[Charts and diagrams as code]
══════════════════════════════
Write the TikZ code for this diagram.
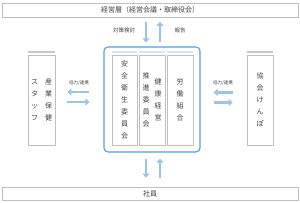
\documentclass[tikz,border=0pt]{standalone}
\usepackage{fontspec}
\setmainfont{Noto Sans CJK JP}
\usetikzlibrary{arrows.meta}
\definecolor{grpblue}{RGB}{91,155,213}
\definecolor{arrblue}{RGB}{157,195,230}
\definecolor{barblue}{RGB}{214,230,246}
\definecolor{boxgray}{RGB}{191,191,191}
\definecolor{bargray}{RGB}{200,200,200}
\definecolor{txtgray}{RGB}{64,64,64}
\newcommand{\tate}[1]{\begin{tabular}[c]{@{}c@{}}#1\end{tabular}}

\begin{document}
\begin{tikzpicture}[x=1pt, y=-1pt,
  widebox/.style={draw=boxgray, line width=0.6pt, minimum width=296pt, minimum height=14pt, inner sep=0pt, text=txtgray, font=\fontsize{7}{8}\selectfont},
  colbox/.style={draw=boxgray, line width=0.6pt, minimum width=26pt, minimum height=90pt, inner sep=0pt, text=txtgray, font=\fontsize{7}{12}\selectfont},
  arr/.style={draw=arrblue, line width=2.4pt, -{Triangle[length=4pt,width=7pt]}},
  lbl/.style={text=txtgray, inner sep=0pt}]
\useasboundingbox (0,0) rectangle (300,203);

\node[widebox] (mgmt) at (150,10) {経営層（経営会議・取締役会）};
\node[widebox, minimum height=13pt] (emp) at (150,193.5) {社員};

\node[draw=grpblue, line width=1.1pt, rounded corners=4pt, minimum width=96pt, minimum height=105pt] (grp) at (152,99.5) {};
\node[colbox, minimum width=25pt] (anzen) at (124.5,100) {\tate{安\\全\\衛\\生\\委\\員\\会}};
\node[colbox] (kenko) at (152,100) {\tate{推\\進\\委\\員\\会}\hspace{5pt}\tate{健\\康\\経\\営}};
\node[colbox] (roso) at (180,100) {\tate{労\\働\\組\\合}};
\foreach \c in {anzen,kenko,roso}
  \draw[barblue, line width=1.8pt] ([yshift=2.4pt]\c.north west) -- ([yshift=2.4pt]\c.north east);

\node[colbox, minimum width=27pt] (sangyo) at (41.5,100) {\tate{ス\\タ\\ッ\\フ}\hspace{7pt}\tate{産\\業\\保\\健}};
\node[colbox] (kyokai) at (260,100) {\tate{協\\会\\け\\ん\\ぽ}};
\foreach \c in {sangyo,kyokai}
  \draw[bargray, line width=1.8pt] ([yshift=2.4pt]\c.north west) -- ([yshift=2.4pt]\c.north east);

\draw[arr, shorten <=4.5pt, shorten >=4pt] ([xshift=-6pt]grp.north |- mgmt.south) -- ([xshift=-6pt]grp.north);
\draw[arr, shorten <=4pt, shorten >=4.5pt] ([xshift=8pt]grp.north) -- ([xshift=8pt]grp.north |- mgmt.south);
\node[lbl, font=\fontsize{5.5}{6}\selectfont] (taisaku) at (124,30) {対策検討};
\node[lbl, font=\fontsize{5.5}{6}\selectfont] (hokoku) at (180,30) {報告};

\draw[arr, shorten <=6pt, shorten >=9pt] ([xshift=-6pt]grp.south) -- ([xshift=-6pt]grp.south |- emp.north);
\draw[arr, shorten <=9pt, shorten >=6pt] ([xshift=8pt]grp.south |- emp.north) -- ([xshift=8pt]grp.south);

\draw[arr, shorten <=14pt, shorten >=12pt] ([yshift=7.5pt]grp.west) -- ([yshift=7.5pt]grp.west -| sangyo.east);
\draw[arr, shorten <=12pt, shorten >=14pt] ([yshift=-2.5pt]grp.west -| sangyo.east) -- ([yshift=-2.5pt]grp.west);
\node[lbl, font=\fontsize{4.5}{5}\selectfont] (renkei1) at (79,83) {協力/連携};

\draw[arr, shorten <=14pt, shorten >=13pt] ([yshift=7.5pt]kyokai.west) -- ([yshift=7.5pt]kyokai.west -| grp.east);
\draw[arr, shorten <=13pt, shorten >=14pt] ([yshift=-2.5pt]kyokai.west -| grp.east) -- ([yshift=-2.5pt]kyokai.west);
\node[lbl, font=\fontsize{4.5}{5}\selectfont] (renkei2) at (223,83) {協力/連携};
\end{tikzpicture}
\end{document}
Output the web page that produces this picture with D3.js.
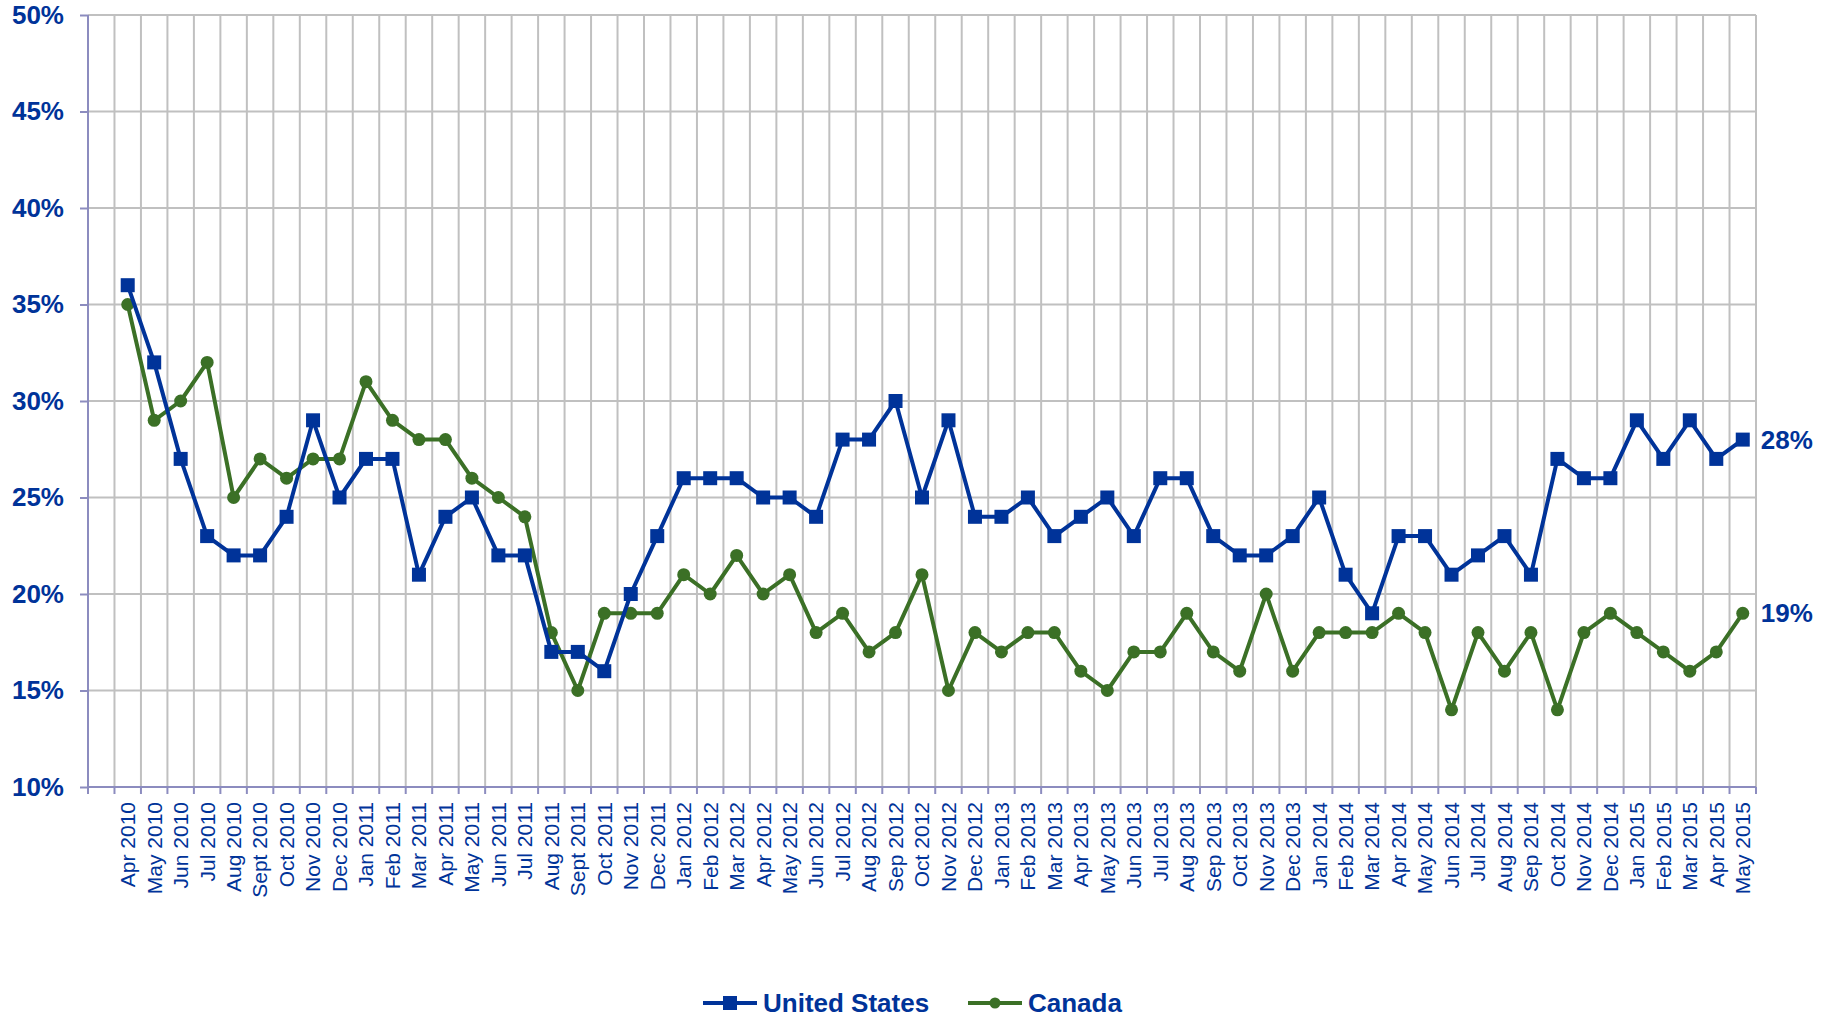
<!DOCTYPE html>
<html>
<head>
<meta charset="utf-8">
<script src="https://cdn.jsdelivr.net/npm/d3@7"></script>
<style>
  body { margin: 0; background: #fff; }
  svg { display: block; font-family: "Liberation Sans", Arial, sans-serif; }
  .grid line { stroke: #c0c0c0; stroke-width: 2; }
  .axis path, .axis line { stroke: #8c8cbf; stroke-width: 2; }
  .axis text { fill: #003399; }
</style>
</head>
<body>
<div id="chart"></div>
<script>
var months = ["Apr 2010","May 2010","Jun 2010","Jul 2010","Aug 2010","Sept 2010","Oct 2010","Nov 2010","Dec 2010",
  "Jan 2011","Feb 2011","Mar 2011","Apr 2011","May 2011","Jun 2011","Jul 2011","Aug 2011","Sept 2011","Oct 2011","Nov 2011","Dec 2011",
  "Jan 2012","Feb 2012","Mar 2012","Apr 2012","May 2012","Jun 2012","Jul 2012","Aug 2012","Sep 2012","Oct 2012","Nov 2012","Dec 2012",
  "Jan 2013","Feb 2013","Mar 2013","Apr 2013","May 2013","Jun 2013","Jul 2013","Aug 2013","Sep 2013","Oct 2013","Nov 2013","Dec 2013",
  "Jan 2014","Feb 2014","Mar 2014","Apr 2014","May 2014","Jun 2014","Jul 2014","Aug 2014","Sep 2014","Oct 2014","Nov 2014","Dec 2014",
  "Jan 2015","Feb 2015","Mar 2015","Apr 2015","May 2015"];

var usValues = [36,32,27,23,22,22,24,29,25,
  27,27,21,24,25,22,22,17,17,16,20,23,
  26,26,26,25,25,24,28,28,30,25,29,24,
  24,25,23,24,25,23,26,26,23,22,22,23,
  25,21,19,23,23,21,22,23,21,27,26,26,
  29,27,29,27,28];

var canadaValues = [35,29,30,32,25,27,26,27,27,
  31,29,28,28,26,25,24,18,15,19,19,19,
  21,20,22,20,21,18,19,17,18,21,15,18,
  17,18,18,16,15,17,17,19,17,16,20,16,
  18,18,18,19,18,14,18,16,18,14,18,19,
  18,17,16,17,19];

var yTicks = [10,15,20,25,30,35,40,45,50];

var seriesNames = ["United States", "Canada"];

var width = 1826, height = 1017;
var plotLeft = 88, plotRight = 1756, plotTop = 15, plotBottom = 787;
var blue = "#003399", green = "#3b7026";

var svg = d3.select("#chart").append("svg")
    .attr("width", width)
    .attr("height", height);

// one empty slot before Apr 2010, like the original
var x = d3.scaleLinear().domain([0, months.length + 1]).range([plotLeft, plotRight]);
var xPos = function(i) { return x(i + 1.5); };
var y = d3.scaleLinear().domain([10, 50]).range([plotBottom, plotTop]);

// grid
var grid = svg.append("g").attr("class", "grid");
grid.selectAll("line.h")
  .data(yTicks.slice(1))
  .enter().append("line")
    .attr("x1", plotLeft).attr("x2", plotRight)
    .attr("y1", y).attr("y2", y);
grid.selectAll("line.v")
  .data(d3.range(1, months.length + 2))
  .enter().append("line")
    .attr("x1", x).attr("x2", x)
    .attr("y1", plotTop).attr("y2", plotBottom);

// y axis
svg.append("g")
    .attr("class", "axis")
    .attr("transform", "translate(" + plotLeft + ",0)")
    .call(d3.axisLeft(y).tickValues(yTicks).tickSize(8).tickPadding(16).tickFormat(function(d) { return d + "%"; }))
    .call(function(g) { g.select(".domain").attr("d", "M0," + plotTop + "V" + plotBottom); })
    .selectAll("text")
    .attr("font-size", 26)
    .attr("font-weight", "bold");

// x axis
var xAxis = svg.append("g")
    .attr("class", "axis")
    .attr("transform", "translate(0," + plotBottom + ")");
xAxis.append("path")
    .attr("class", "domain")
    .attr("d", "M" + plotLeft + ",0H" + plotRight);
xAxis.selectAll("line")
  .data(d3.range(0, months.length + 2))
  .enter().append("line")
    .attr("x1", x).attr("x2", x)
    .attr("y1", 0).attr("y2", 7);
xAxis.selectAll("text")
  .data(months)
  .enter().append("text")
    .attr("transform", function(d, i) { return "translate(" + xPos(i) + ",15) rotate(-90)"; })
    .attr("text-anchor", "end")
    .attr("dy", "0.35em")
    .attr("font-size", 21)
    .text(function(d) { return d; });

// lines
var line = d3.line()
    .x(function(d, i) { return xPos(i); })
    .y(function(d) { return y(d); });

svg.append("path")
    .datum(canadaValues)
    .attr("fill", "none")
    .attr("stroke", green)
    .attr("stroke-width", 4)
    .attr("stroke-linejoin", "round")
    .attr("d", line);

svg.append("g").selectAll("circle")
  .data(canadaValues)
  .enter().append("circle")
    .attr("cx", function(d, i) { return xPos(i); })
    .attr("cy", y)
    .attr("r", 6.5)
    .attr("fill", green);

svg.append("path")
    .datum(usValues)
    .attr("fill", "none")
    .attr("stroke", blue)
    .attr("stroke-width", 4)
    .attr("stroke-linejoin", "round")
    .attr("d", line);

svg.append("g").selectAll("rect")
  .data(usValues)
  .enter().append("rect")
    .attr("x", function(d, i) { return xPos(i) - 7; })
    .attr("y", function(d) { return y(d) - 7; })
    .attr("width", 14)
    .attr("height", 14)
    .attr("fill", blue);

// end labels
var last = months.length - 1;
[usValues, canadaValues].forEach(function(vals) {
  svg.append("text")
      .attr("x", xPos(last) + 18)
      .attr("y", y(vals[last]))
      .attr("dy", "0.35em")
      .attr("font-size", 26)
      .attr("font-weight", "bold")
      .attr("fill", blue)
      .text(vals[last] + "%");
});

// legend
var legend = svg.append("g").attr("transform", "translate(0,1003)");
var legendItems = [{name: seriesNames[0], color: blue, x: 703, shape: "rect"},
                   {name: seriesNames[1], color: green, x: 968, shape: "circle"}];
legendItems.forEach(function(d) {
  legend.append("line")
      .attr("x1", d.x).attr("x2", d.x + 54)
      .attr("y1", 0).attr("y2", 0)
      .attr("stroke", d.color)
      .attr("stroke-width", 4);
  if (d.shape == "rect") {
    legend.append("rect")
        .attr("x", d.x + 27 - 7).attr("y", -7)
        .attr("width", 14).attr("height", 14)
        .attr("fill", d.color);
  } else {
    legend.append("circle")
        .attr("cx", d.x + 27).attr("cy", 0)
        .attr("r", 5.5)
        .attr("fill", d.color);
  }
  legend.append("text")
      .attr("x", d.x + 60)
      .attr("dy", "0.35em")
      .attr("font-size", 26)
      .attr("font-weight", "bold")
      .attr("fill", blue)
      .text(d.name);
});
</script>
</body>
</html>
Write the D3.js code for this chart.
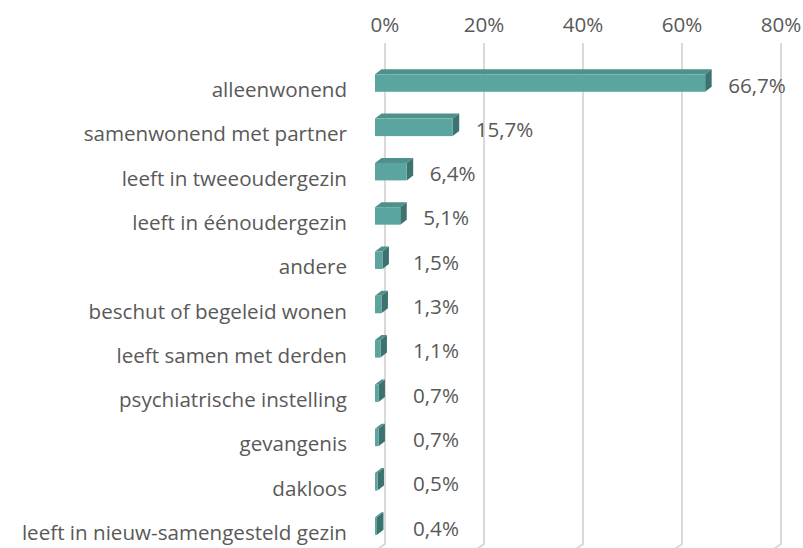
<!DOCTYPE html>
<html>
<head>
<meta charset="utf-8">
<script src="https://cdn.jsdelivr.net/npm/d3@7"></script>
<style>
  body { margin: 0; background: #fff; }
  text { font-family: "Open Sans", sans-serif; fill: #595959; font-size: 20.6px; }
</style>
</head>
<body>
<svg id="chart" width="803" height="548"></svg>
<script>
// data
const categories = [
  "alleenwonend",
  "samenwonend met partner",
  "leeft in tweeoudergezin",
  "leeft in éénoudergezin",
  "andere",
  "beschut of begeleid wonen",
  "leeft samen met derden",
  "psychiatrische instelling",
  "gevangenis",
  "dakloos",
  "leeft in nieuw-samengesteld gezin"
];
const values = [66.7, 15.7, 6.4, 5.1, 1.5, 1.3, 1.1, 0.7, 0.7, 0.5, 0.4];
const valueLabels = ["66,7%", "15,7%", "6,4%", "5,1%", "1,5%", "1,3%", "1,1%", "0,7%", "0,7%", "0,5%", "0,4%"];
const tickValues = [0, 20, 40, 60, 80];
const tickLabels = ["0%", "20%", "40%", "60%", "80%"];

const svg = d3.select("#chart");

// 3d offsets
const wallDx = 10;   // back wall sits right of the bar fronts
const depthDx = 6.5; // bar depth
const depthDy = -5;

const x = d3.scaleLinear().domain([0, 80]).range([375, 771]);
const y = d3.scaleBand().domain(categories).range([47.5, 561.6]).padding(0.605);

// gridlines on the back wall + floor
const grid = svg.append("g");
tickValues.forEach(function (t) {
  const gx = x(t) + wallDx;
  grid.append("path")
    .attr("d", `M${gx},43 L${gx},544 L${gx - wallDx},551`)
    .attr("fill", "none")
    .attr("stroke", "#d9d9d9")
    .attr("stroke-width", 2);
});

// tick labels
svg.append("g").selectAll("text")
  .data(tickValues)
  .enter().append("text")
  .attr("x", function (d) { return x(d) + wallDx; })
  .attr("y", 32)
  .attr("text-anchor", "middle")
  .text(function (d, i) { return tickLabels[i]; });

// bars
const bars = svg.append("g").selectAll("g")
  .data(values)
  .enter().append("g");

bars.append("path") // top face
  .attr("d", function (d, i) {
    const x0 = x(0), x1 = x(d), y0 = y(categories[i]);
    return `M${x0},${y0} L${x0 + depthDx},${y0 + depthDy} L${x1 + depthDx},${y0 + depthDy} L${x1},${y0} Z`;
  })
  .attr("fill", "#4f908b");

bars.append("path") // side face
  .attr("d", function (d, i) {
    const x1 = x(d), y0 = y(categories[i]), y1 = y0 + y.bandwidth();
    return `M${x1},${y0} L${x1 + depthDx},${y0 + depthDy} L${x1 + depthDx},${y1 + depthDy} L${x1},${y1} Z`;
  })
  .attr("fill", "#3d736f");

bars.append("rect") // front face
  .attr("x", x(0))
  .attr("y", function (d, i) { return y(categories[i]); })
  .attr("width", function (d) { return x(d) - x(0); })
  .attr("height", y.bandwidth())
  .attr("fill", "#5aa59f");

// category labels
svg.append("g").selectAll("text")
  .data(categories)
  .enter().append("text")
  .attr("x", 347)
  .attr("y", function (d) { return y(d) + y.bandwidth() / 2 + 14; })
  .attr("text-anchor", "end")
  .text(function (d) { return d; });

// value labels
svg.append("g").selectAll("text")
  .data(values)
  .enter().append("text")
  .attr("x", function (d) { return Math.max(x(d) + 23, x(0) + 38); })
  .attr("y", function (d, i) { return y(categories[i]) + y.bandwidth() / 2 + 9.5; })
  .text(function (d, i) { return valueLabels[i]; });
</script>
</body>
</html>
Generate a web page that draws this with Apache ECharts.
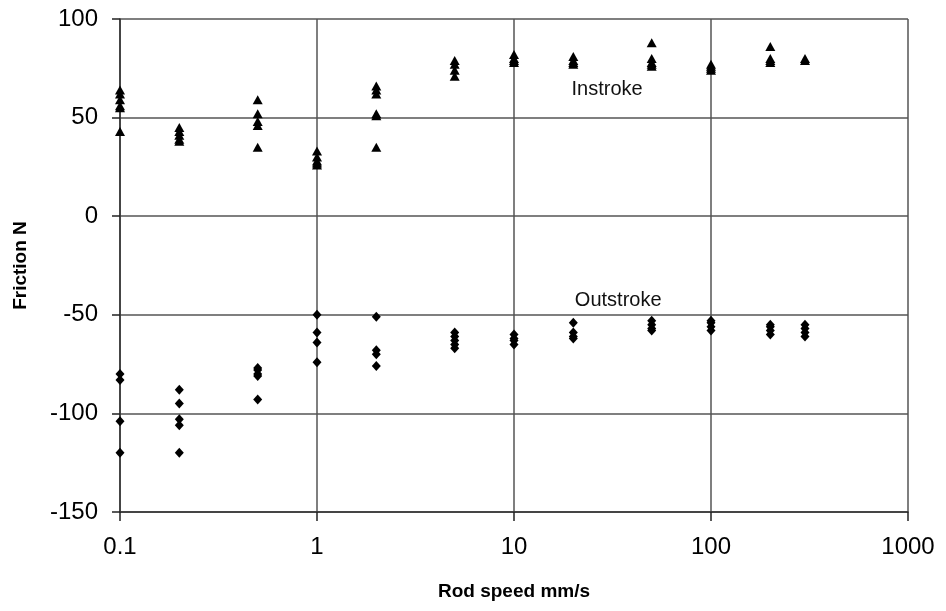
<!DOCTYPE html>
<html><head><meta charset="utf-8">
<script src="https://cdn.jsdelivr.net/npm/echarts@6/dist/echarts.min.js"></script>
<style>html,body{margin:0;padding:0;background:#fff}#c{width:946px;height:611px}</style>
</head><body><div id="c"></div>
<script>
const speeds = [0.1, 0.2, 0.5, 1, 2, 5, 10, 20, 50, 100, 200, 300];
const instroke = [
  [64, 62, 59, 56, 55, 43],
  [45, 43, 41, 39, 38],
  [59, 52, 48, 46, 35],
  [33, 30, 28, 27, 26],
  [66, 64, 62, 52, 51, 35],
  [79, 77, 74, 71],
  [82, 80, 79, 78],
  [81, 79, 78, 77],
  [88, 80, 78, 77, 76],
  [77, 76, 75, 74],
  [86, 80, 79, 78],
  [80, 79]
];
const outstroke = [
  [-80, -83, -104, -120],
  [-88, -95, -103, -106, -120],
  [-77, -78, -80, -81, -93],
  [-50, -59, -64, -74],
  [-51, -68, -70, -76],
  [-59, -61, -63, -65, -67],
  [-60, -62, -63, -65],
  [-54, -59, -61, -62],
  [-53, -55, -57, -58],
  [-53, -54, -56, -58],
  [-55, -56, -58, -60],
  [-55, -57, -59, -61]
];
const yTicks = [-150, -100, -50, 0, 50, 100];
const xTicks = [0.1, 1, 10, 100, 1000];
const annotationText = ['Instroke', 'Outstroke'];
const annotationX = [29.7, 33.8];
const annotationY = [64.5, -42.5];

function flatten(groups) {
  const out = [];
  groups.forEach((g, i) => g.forEach(v => out.push([speeds[i], v])));
  return out;
}

const font = 'Liberation Sans, Arial, sans-serif';
const chart = echarts.init(document.getElementById('c'));
chart.setOption({
  animation: false,
  textStyle: {fontFamily: font},
  grid: {left: 120, right: 38, top: 19, bottom: 99, containLabel: false},
  xAxis: {
    type: 'log', logBase: 10, min: xTicks[0], max: xTicks[xTicks.length - 1],
    name: 'Rod speed mm/s', nameLocation: 'middle', nameGap: 70,
    nameTextStyle: {fontSize: 19, fontWeight: 'bold', color: '#000', fontFamily: font},
    axisLine: {show: true, onZero: false, lineStyle: {color: '#333', width: 1.5}},
    axisTick: {show: true, inside: false, length: 9, lineStyle: {color: '#222', width: 1.5}},
    axisLabel: {fontSize: 24, color: '#000', margin: 23,
      formatter: v => String(Number(v.toPrecision(6))), showMinLabel: true, showMaxLabel: true},
    splitLine: {show: true, lineStyle: {color: '#555', width: 1.5}}
  },
  yAxis: {
    type: 'value', min: yTicks[0], max: yTicks[yTicks.length - 1], interval: 50,
    name: 'Friction N', nameLocation: 'middle', nameGap: 90,
    nameTextStyle: {fontSize: 19, fontWeight: 'bold', color: '#000', fontFamily: font},
    axisLine: {show: true, onZero: false, lineStyle: {color: '#333', width: 1.5}},
    axisTick: {show: true, inside: false, length: 8, lineStyle: {color: '#222', width: 1.5}},
    axisLabel: {fontSize: 24, color: '#000', margin: 22},
    splitLine: {show: true, lineStyle: {color: '#555', width: 1.5}}
  },
  series: [
    {
      name: 'Instroke', type: 'scatter', symbol: 'triangle', symbolSize: [10, 9],
      itemStyle: {color: '#000', opacity: 1}, data: flatten(instroke)
    },
    {
      name: 'Outstroke', type: 'scatter', symbol: 'diamond', symbolSize: [9, 10],
      itemStyle: {color: '#000', opacity: 1}, data: flatten(outstroke)
    },
    {
      name: 'labels', type: 'scatter', symbolSize: 0, silent: true,
      itemStyle: {color: '#000', opacity: 1},
      label: {show: true, position: 'inside', formatter: p => p.data[2], fontSize: 20,
        color: '#111', opacity: 1, textBorderWidth: 0, fontFamily: font},
      data: annotationText.map((t, i) => [annotationX[i], annotationY[i], t])
    }
  ]
});
</script></body></html>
══════════════════════════════
▶ _Aim of the task_: Leave out any pictures, please, and quote only the lines from the top of the data through the line that contains "minimum height=13pt] (emp)".

▶ _Complete response_:
Write the TikZ code for this diagram.
\documentclass[tikz,border=0pt]{standalone}
\usepackage{fontspec}
\setmainfont{Noto Sans CJK JP}
\usetikzlibrary{arrows.meta}
\definecolor{grpblue}{RGB}{91,155,213}
\definecolor{arrblue}{RGB}{157,195,230}
\definecolor{barblue}{RGB}{214,230,246}
\definecolor{boxgray}{RGB}{191,191,191}
\definecolor{bargray}{RGB}{200,200,200}
\definecolor{txtgray}{RGB}{64,64,64}
\newcommand{\tate}[1]{\begin{tabular}[c]{@{}c@{}}#1\end{tabular}}

\begin{document}
\begin{tikzpicture}[x=1pt, y=-1pt,
  widebox/.style={draw=boxgray, line width=0.6pt, minimum width=296pt, minimum height=14pt, inner sep=0pt, text=txtgray, font=\fontsize{7}{8}\selectfont},
  colbox/.style={draw=boxgray, line width=0.6pt, minimum width=26pt, minimum height=90pt, inner sep=0pt, text=txtgray, font=\fontsize{7}{12}\selectfont},
  arr/.style={draw=arrblue, line width=2.4pt, -{Triangle[length=4pt,width=7pt]}},
  lbl/.style={text=txtgray, inner sep=0pt}]
\useasboundingbox (0,0) rectangle (300,203);

\node[widebox] (mgmt) at (150,10) {経営層（経営会議・取締役会）};
\node[widebox, minimum height=13pt] (emp) at (150,193.5) {社員};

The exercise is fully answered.